Susalla's pitch for switch to outfield is correct call

Angelique S. Chengelis
The Detroit News

It's hard to tell which is more revelatory — that Kelsey Susalla has successfully made the transition from infielder to starting right-fielder or the fact she actually initiated the move.

On a Michigan softball team full of big personalities, Susalla is one of the more quiet players, although she insists that once you get to know her, she's not as shy as she seems. But she initiated some noise in the offseason, sitting down with coach Carol Hutchins to tell her that after two seasons of making sometime appearances as a pinch hitter, she wanted playing time.

Susalla, a Garden City native, took the lead knowing the Wolverines were losing veteran outfielders. Although she had played pretty much every spot in the infield during her career, she had never played outfield.

"I just wanted to do what I could to help the team," Susalla said this week. "Since we were losing a couple outfielders and I had a pretty good bat, I knew I could help out. Hutch said to give it a try in the summer, see how it goes. She liked the outcome."

Susalla is batting .369 fourth in the lineup. She has 13 home runs this season, including a hard-hit line shot to right field in the NCAA Regional final last Sunday against Pitt. She is a big reason why the third-ranked Wolverines (54-6) have advanced to the NCAA softball Super Regional that begins tonight against Georgia in Ann Arbor. The winner of the best-of-three series moves on to the World Series.

"I have been Kelsey's biggest fan all year," Hutchins said. "I've watched her just work hard every day.

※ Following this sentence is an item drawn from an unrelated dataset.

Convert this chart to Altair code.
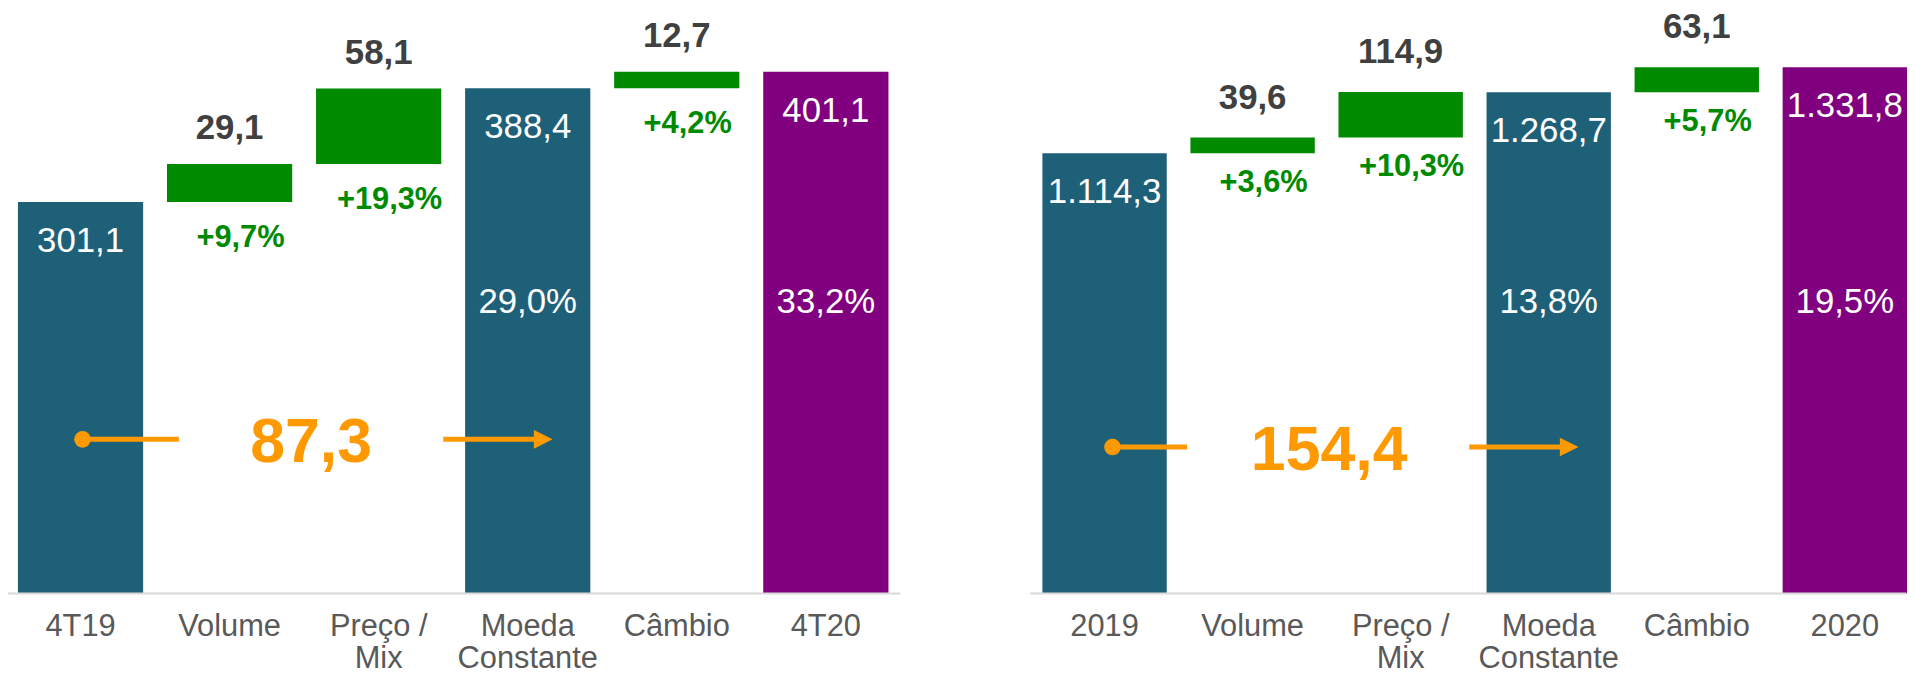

We gave her what I think is the most prestigious award we give out at the end of the season, our Maize and Blue award, which is basically the coach's award. A kid who comes in every day and makes the coach happy with her work ethic, with her desire to just help Michigan be great. I can't say enough about her."

The award is given to the player who exhibits character, commitment and leadership, something the junior, who grew up dreaming about playing for the Wolverines, exhibited while converting to an outfielder.

"I wasn't really expecting it," Susalla said. "It's cool to see my hard work pay off."

The hard work started in the offseason as she made the move with the help of some of the graduating players like Katie Luetkens. She learned how to adjust to balls in the outfield and how to stay behind them and picked up general knowledge of the position while taking fly after fly.

She also has considerably relied on Michigan associate head coach Bonnie Tholl, who works with the outfielders. Tholl, a former Michigan player, was active in Susalla's recruitment and is marveling at her advancement this season.

"I was an infielder, and I never transitioned to another position," Tholl said. "Kelsey, as a high school kid, would come to (Michigan's) camp as a second baseman and a pitcher. We knew she was a hitter. I would go to these (high school) practices and watch her team play. I was going to watch other kids, her teammates a year younger than her, but my eye kept going to her. This kid has a fluid swing. If you would have asked me where is she going to play, I would not have chosen the outfield. This kid was a corner, a first baseman and a hitter."

But having the skill set of an infielder is an enormous plus in terms of versatility.

"She has an infielder's glove, and if you have an infielder's glove you can make the transition to outfield easier," Tholl said. "Reading the ball off her bat, gauging the distance, that was going to be the biggest question. Props go out to our strength and conditioning staff, because I've watched her since September pick up speed and increase her first-step quickness. She has just been steady. It has been more than I could have asked for."

While growing up in Garden City, Susalla watched a lot of Michigan softball on television and often attended games. She was a two-time All-State selection and knew Tholl and the coaches were scouting her in high school, but a scholarship offer still seemed remote.

"I never knew it could happen," she said. "When I was given the opportunity I had to take it. Sometimes it goes over my head how lucky I am. But I step back and see how lucky I truly am and anyone who is playing here, how truly lucky we all are."

Tholl said Susalla is model of how persistence and attention to details pay off.

"She said she wanted to give the outfield a try, and she now is in our No. 4 spot, and this is someone who wasn't an everyday player her first two years," Tholl said. "Her teammates see how hard she works. She is the example of how to commit to the program and commit to the process and work at it every single day.

"I give props to Kelsey for committing to the process and the practice plan I bring to the outfield every day. She's diligent paying attention to details. You can watch her confidence grow. It's palpable. Her success has become the team's success."

And it seems after all those years as an infielder, she's found a home.

"I want what's best for the team," Susalla said. "I think I've found my niche in the outfield."

She laughed a little even as she said that. After all, who could have known?

NCAA softballSuper Regionals

Where: Alumni Field, Ann Arbor.

Teams: No. 3-seeded Michigan (54-6) vs. No. 14-seeded Georgia (44-15). Format is best of three.

When: 9 p.m. today (ESPN2), 6 p.m. Friday (ESPNU) and, if necessary, 9 p.m. Friday (ESPN).

Tickets: Limited number for Thursday; Friday games are sold out.